Citing the privately-owned Stabroek News newspaper between 2010 and 2014, the SARA Deputy Director said proven research shows that Guyana was losing GYD$28 billion to GYD$35 billion annually in procurement fraud; GYD$90 billion annually in illicit capital flight and over GYD$100 billion through the underground economy.
“The recorded facts indicate that even those numbers, according to international standards, were still too low,” he added.
Heath-Retemyer said SARA has been working with central government and regions to ensure that recorded inventories show “that you do have what you say you have” as part of the focus on movable and fixed assets including land, money and gold.
Legislative Drafting Consultant, Amanda Dhurjon, in her overview of the State Asset Recovery Act, explained that Civil Recovery is only possible of there is “cogent evidence to satisfy the court that the property is the proceeds of unlawful conduct of a public official”.
She said if a person can prove to the court that he obtained the property in good faith for value and without notice that it was state property obtained through unlawful conduct, the court will not grant a civil recovery order.
“The act is designed to stem the tide of corruption while at the same time providing for compensation to a person wronged in the due administration of this act. It is hoped that this law administered by worthy officials would lead to a lessening of corruption in public offices and ultimately lead to a corrupt-free public service,” said Dhurjon.
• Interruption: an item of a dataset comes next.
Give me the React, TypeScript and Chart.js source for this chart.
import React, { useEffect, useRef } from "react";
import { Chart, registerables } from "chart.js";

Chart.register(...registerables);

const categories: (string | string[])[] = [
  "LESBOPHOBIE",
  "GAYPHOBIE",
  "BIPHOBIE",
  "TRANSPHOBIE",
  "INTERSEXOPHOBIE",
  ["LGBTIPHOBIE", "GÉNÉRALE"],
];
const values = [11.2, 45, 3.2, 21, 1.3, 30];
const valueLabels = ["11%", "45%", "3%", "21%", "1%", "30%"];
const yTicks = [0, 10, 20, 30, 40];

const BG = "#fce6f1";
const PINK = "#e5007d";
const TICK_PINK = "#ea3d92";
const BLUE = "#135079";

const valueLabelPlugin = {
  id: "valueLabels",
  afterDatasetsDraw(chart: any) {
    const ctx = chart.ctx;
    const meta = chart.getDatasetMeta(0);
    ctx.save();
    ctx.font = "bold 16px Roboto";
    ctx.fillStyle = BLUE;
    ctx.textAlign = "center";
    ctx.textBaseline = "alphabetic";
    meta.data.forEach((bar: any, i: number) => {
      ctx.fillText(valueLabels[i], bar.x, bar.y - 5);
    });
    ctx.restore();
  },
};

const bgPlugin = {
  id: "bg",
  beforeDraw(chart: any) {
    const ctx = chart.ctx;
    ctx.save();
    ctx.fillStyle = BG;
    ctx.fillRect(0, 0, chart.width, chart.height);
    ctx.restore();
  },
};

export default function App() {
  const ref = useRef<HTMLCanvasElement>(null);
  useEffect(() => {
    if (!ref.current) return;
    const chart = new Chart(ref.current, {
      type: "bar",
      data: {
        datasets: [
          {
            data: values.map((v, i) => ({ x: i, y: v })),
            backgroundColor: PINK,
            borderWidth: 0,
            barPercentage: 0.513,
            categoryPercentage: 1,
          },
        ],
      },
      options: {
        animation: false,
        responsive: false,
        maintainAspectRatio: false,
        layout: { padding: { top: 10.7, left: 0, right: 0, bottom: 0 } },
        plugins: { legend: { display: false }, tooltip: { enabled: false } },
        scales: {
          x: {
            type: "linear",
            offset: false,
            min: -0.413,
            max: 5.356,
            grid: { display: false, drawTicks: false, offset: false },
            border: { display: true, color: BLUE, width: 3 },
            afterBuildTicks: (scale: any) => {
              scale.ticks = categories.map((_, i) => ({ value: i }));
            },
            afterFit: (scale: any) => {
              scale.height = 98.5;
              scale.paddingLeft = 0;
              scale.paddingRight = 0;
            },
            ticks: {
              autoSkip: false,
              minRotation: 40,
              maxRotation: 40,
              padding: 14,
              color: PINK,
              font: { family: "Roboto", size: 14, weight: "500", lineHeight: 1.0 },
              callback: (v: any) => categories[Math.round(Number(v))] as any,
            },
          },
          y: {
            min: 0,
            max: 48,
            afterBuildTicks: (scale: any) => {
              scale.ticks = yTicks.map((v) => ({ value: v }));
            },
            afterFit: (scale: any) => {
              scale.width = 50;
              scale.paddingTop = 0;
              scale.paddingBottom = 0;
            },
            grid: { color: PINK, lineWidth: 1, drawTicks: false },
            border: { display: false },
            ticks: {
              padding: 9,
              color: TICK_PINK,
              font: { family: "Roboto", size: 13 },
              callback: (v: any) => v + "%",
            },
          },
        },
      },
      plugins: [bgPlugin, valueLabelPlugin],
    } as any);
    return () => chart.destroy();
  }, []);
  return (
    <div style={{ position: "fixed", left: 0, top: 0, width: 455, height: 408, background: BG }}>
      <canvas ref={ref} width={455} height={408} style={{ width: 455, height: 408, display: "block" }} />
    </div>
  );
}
The Legislative Drafting Consultant said the law provides for the court to order someone to provide information or produce documents or grant warrants to enable SARA agents to search and seize material that is likely to be of substantial importance to any civil recovery case.
Dhurjon said SARA must have the supporting evidence to convince the court to grant the required orders. The court must be satisfied that there are reasonable grounds for suspecting that state property obtained by unlawful conduct is on the premises,” she said.
The Consultant said the State Assets Recovery Act provides for proceedings to recover property but not proceedings against the person.